* [Given entries]:

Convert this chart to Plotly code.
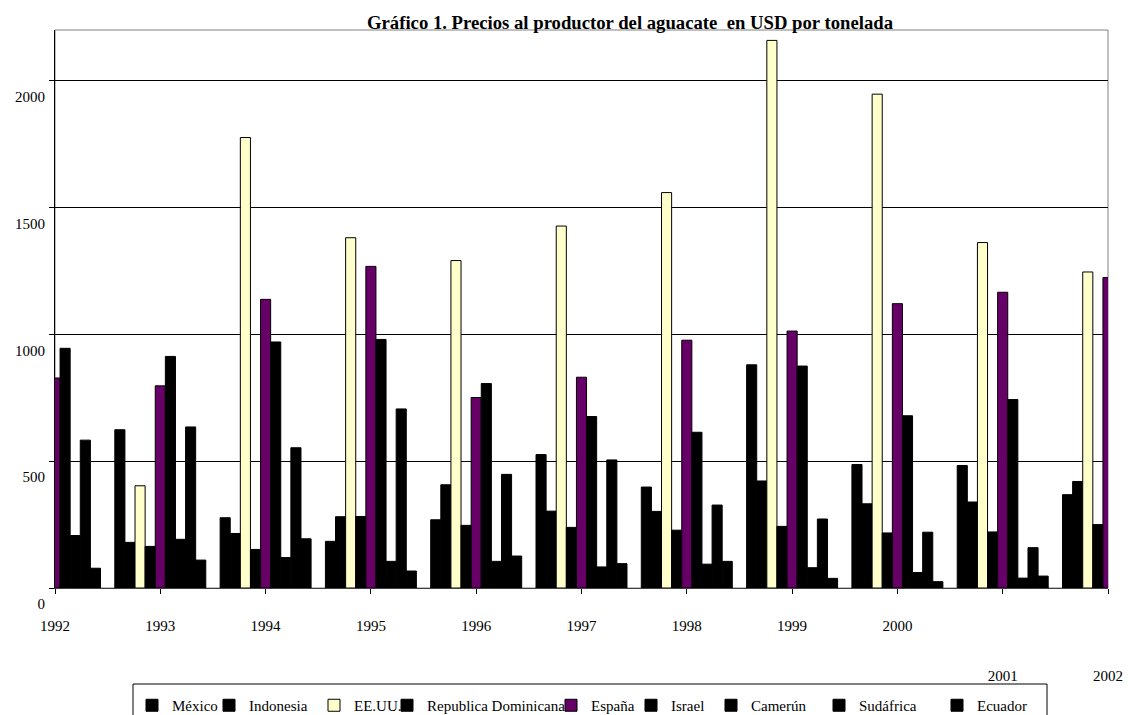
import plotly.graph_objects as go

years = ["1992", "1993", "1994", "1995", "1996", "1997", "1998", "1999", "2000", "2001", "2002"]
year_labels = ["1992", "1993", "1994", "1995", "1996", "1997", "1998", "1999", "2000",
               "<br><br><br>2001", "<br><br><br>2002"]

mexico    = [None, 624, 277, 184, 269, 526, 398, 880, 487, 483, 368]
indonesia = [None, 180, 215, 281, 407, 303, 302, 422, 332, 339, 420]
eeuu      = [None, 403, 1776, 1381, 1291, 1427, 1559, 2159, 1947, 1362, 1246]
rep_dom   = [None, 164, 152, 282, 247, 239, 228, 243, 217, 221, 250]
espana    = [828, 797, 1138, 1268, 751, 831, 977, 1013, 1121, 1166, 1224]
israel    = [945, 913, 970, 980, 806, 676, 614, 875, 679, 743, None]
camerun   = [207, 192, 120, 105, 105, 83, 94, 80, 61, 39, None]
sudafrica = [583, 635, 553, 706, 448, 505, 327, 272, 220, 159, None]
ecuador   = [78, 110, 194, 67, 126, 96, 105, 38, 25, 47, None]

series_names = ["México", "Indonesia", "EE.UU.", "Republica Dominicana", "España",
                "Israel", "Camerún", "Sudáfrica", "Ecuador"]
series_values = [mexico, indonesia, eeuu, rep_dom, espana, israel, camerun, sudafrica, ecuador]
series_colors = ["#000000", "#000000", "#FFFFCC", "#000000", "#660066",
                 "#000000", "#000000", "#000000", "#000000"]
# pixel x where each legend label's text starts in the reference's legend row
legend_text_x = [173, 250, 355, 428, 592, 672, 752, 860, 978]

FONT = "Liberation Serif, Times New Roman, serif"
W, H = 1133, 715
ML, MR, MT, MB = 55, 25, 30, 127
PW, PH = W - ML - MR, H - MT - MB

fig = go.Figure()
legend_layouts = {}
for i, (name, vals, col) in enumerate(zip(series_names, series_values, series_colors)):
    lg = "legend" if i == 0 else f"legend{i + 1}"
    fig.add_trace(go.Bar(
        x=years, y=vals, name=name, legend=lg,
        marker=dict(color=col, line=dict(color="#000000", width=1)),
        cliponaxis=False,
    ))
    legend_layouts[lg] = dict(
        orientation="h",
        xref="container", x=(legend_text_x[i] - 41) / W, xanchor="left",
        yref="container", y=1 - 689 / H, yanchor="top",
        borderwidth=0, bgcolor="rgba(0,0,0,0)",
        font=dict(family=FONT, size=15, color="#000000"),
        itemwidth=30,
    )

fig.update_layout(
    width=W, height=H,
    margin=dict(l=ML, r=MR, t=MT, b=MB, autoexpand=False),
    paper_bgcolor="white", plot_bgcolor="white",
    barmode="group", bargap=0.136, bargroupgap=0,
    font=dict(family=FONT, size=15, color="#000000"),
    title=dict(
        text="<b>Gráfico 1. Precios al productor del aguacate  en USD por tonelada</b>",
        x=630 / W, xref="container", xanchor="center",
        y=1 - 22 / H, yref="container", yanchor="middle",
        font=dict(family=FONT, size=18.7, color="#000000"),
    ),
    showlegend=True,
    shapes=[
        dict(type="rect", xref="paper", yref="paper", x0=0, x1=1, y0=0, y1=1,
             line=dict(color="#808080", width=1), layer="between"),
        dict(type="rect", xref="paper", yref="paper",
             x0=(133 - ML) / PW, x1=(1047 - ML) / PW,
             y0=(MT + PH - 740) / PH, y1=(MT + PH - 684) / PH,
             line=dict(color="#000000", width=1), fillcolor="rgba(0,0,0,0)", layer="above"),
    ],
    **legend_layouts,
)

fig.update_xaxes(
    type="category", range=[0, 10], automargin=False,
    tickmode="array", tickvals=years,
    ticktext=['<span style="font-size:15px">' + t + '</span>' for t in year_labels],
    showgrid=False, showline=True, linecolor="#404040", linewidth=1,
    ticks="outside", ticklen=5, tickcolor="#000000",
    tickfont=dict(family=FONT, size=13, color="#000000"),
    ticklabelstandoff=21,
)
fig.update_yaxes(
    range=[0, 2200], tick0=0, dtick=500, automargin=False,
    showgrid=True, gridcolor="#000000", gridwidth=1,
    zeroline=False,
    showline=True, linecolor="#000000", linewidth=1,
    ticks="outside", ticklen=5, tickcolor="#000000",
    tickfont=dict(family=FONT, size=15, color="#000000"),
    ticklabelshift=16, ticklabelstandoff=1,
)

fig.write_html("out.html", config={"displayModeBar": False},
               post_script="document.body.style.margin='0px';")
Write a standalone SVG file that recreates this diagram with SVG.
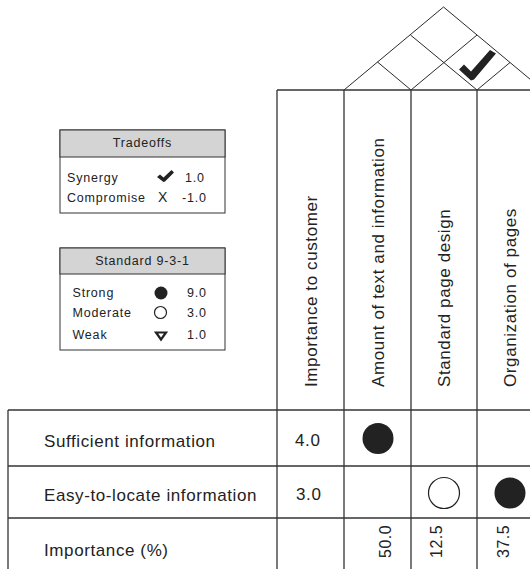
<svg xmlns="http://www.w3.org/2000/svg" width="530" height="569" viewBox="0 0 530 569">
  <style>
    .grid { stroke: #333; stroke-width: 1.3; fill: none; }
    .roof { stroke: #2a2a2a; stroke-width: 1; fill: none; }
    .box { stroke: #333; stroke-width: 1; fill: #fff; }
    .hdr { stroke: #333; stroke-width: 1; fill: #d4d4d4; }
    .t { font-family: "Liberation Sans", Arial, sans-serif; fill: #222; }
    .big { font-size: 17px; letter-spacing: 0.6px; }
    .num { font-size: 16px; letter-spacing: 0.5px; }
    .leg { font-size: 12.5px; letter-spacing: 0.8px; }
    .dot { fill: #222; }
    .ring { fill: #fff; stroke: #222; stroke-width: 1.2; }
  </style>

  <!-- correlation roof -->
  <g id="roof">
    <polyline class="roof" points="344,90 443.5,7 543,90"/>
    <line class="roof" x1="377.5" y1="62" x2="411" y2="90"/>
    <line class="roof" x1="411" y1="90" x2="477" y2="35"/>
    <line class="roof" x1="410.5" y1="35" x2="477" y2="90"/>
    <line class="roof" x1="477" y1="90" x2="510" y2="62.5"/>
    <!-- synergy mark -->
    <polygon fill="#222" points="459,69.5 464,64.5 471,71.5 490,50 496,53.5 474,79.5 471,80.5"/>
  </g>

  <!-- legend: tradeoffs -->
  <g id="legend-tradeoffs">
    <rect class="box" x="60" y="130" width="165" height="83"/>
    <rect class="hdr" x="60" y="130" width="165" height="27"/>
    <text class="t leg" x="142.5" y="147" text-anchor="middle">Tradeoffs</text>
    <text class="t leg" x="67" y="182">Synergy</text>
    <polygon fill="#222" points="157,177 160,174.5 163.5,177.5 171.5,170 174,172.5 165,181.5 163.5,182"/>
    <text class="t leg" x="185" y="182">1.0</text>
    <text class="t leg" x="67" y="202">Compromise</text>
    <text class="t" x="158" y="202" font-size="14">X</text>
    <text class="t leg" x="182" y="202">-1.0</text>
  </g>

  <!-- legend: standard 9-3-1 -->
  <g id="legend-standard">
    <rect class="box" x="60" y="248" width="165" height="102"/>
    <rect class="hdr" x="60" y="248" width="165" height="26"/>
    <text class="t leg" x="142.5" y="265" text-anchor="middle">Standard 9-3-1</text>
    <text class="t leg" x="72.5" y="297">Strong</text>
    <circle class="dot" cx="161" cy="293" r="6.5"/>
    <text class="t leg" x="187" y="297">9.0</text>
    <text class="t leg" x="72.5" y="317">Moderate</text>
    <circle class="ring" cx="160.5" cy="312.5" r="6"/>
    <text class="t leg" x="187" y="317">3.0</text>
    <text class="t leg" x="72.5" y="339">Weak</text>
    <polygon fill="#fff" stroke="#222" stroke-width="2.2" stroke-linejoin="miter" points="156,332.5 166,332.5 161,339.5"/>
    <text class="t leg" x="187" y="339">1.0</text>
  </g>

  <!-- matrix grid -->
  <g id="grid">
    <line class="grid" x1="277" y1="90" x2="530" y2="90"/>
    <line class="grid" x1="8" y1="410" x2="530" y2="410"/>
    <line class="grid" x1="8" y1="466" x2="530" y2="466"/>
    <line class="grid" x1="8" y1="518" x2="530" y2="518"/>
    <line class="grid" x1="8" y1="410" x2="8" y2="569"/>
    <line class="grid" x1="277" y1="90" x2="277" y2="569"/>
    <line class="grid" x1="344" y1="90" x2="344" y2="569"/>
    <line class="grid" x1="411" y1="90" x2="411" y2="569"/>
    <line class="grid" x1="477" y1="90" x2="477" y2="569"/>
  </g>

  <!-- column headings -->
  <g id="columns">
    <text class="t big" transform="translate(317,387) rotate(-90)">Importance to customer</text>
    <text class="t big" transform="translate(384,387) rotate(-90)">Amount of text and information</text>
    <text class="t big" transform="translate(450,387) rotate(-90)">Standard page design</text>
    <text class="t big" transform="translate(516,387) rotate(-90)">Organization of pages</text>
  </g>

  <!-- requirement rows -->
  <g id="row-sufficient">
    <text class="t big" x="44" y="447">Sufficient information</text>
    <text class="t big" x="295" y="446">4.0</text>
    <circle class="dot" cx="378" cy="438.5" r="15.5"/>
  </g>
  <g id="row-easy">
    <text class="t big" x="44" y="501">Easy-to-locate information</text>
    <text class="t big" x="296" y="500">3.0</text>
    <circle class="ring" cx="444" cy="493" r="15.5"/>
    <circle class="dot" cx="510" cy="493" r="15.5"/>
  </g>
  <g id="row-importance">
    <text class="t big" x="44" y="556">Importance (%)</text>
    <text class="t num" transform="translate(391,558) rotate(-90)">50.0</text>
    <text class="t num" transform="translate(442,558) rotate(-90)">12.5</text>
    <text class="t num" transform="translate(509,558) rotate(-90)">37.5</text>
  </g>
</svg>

* [Stated exercise]: Write out an exact copy of the listing, first line through the line containing "25, 47, None]", with the pictures left out.

* [Response to this task]:
Convert this chart to Plotly code.
import plotly.graph_objects as go

years = ["1992", "1993", "1994", "1995", "1996", "1997", "1998", "1999", "2000", "2001", "2002"]
year_labels = ["1992", "1993", "1994", "1995", "1996", "1997", "1998", "1999", "2000",
               "<br><br><br>2001", "<br><br><br>2002"]

mexico    = [None, 624, 277, 184, 269, 526, 398, 880, 487, 483, 368]
indonesia = [None, 180, 215, 281, 407, 303, 302, 422, 332, 339, 420]
eeuu      = [None, 403, 1776, 1381, 1291, 1427, 1559, 2159, 1947, 1362, 1246]
rep_dom   = [None, 164, 152, 282, 247, 239, 228, 243, 217, 221, 250]
espana    = [828, 797, 1138, 1268, 751, 831, 977, 1013, 1121, 1166, 1224]
israel    = [945, 913, 970, 980, 806, 676, 614, 875, 679, 743, None]
camerun   = [207, 192, 120, 105, 105, 83, 94, 80, 61, 39, None]
sudafrica = [583, 635, 553, 706, 448, 505, 327, 272, 220, 159, None]
ecuador   = [78, 110, 194, 67, 126, 96, 105, 38, 25, 47, None]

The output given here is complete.